The ordinance penalizes violating businesses starting at $1,000 per violation, plus additional costs such as attorneys’ fees. Stokes says she has not faced such a suit yet, but realized she was in danger in December 2019, when she turned down a request to officiate a same-sex union and realized she could have been sued for doing so – despite the fact that the Cleveland area alone has more than 70 options for officiants who will serve same-sex “marriages.” 

The danger is not hypothetical in jurisdictions across the United States, where Christians have been threatened and/or punished over their refusal to bake cakes, make invitations, shoot photographs, and provide venues for homosexual unions.
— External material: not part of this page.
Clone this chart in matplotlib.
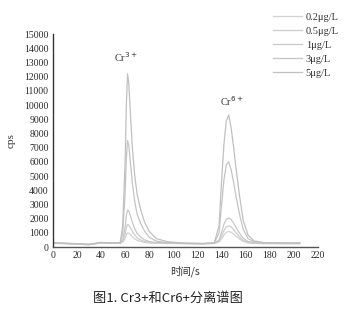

“My religious beliefs influence every aspect of my life, and I can’t simply put my religious identity into separate personal and professional boxes,” Stokes explains. “If you’re looking for someone to officiate your wedding, and you’re hoping to incorporate a cannabis theme or write prayers to celebrate an open marriage, I’m not your girl. Northeast Ohio is home to many diverse viewpoints, and I’m simply asking that my county also respect me, my business, and my freedoms as an American citizen instead of forcing me to write or speak messages that contradict my beliefs.”

“No one should be forced to officiate ceremonies that conflict with their religious beliefs,” ADF senior counsel Kate Anderson declared. “Because of Cuyahoga County’s law, Kristi faces an impossible choice: disobey the law, defy her own faith, or ditch her business. Many different religions and countless people of good will believe that weddings are sacred ceremonies between one man and one woman. No matter one’s views on marriage, we all lose when bureaucrats can force citizens to participate in religious ceremonies they oppose, speak messages they disagree with, and stay silent about beliefs they hold dear.”

In response, Cuyahoga County spokeswoman Mary Louise Madigan told The Plain Dealer that the county will review the lawsuit and “vigorously defend” the discrimination ordinance as “an important piece of legislation written and passed to ensure equal access and opportunity for all citizens.”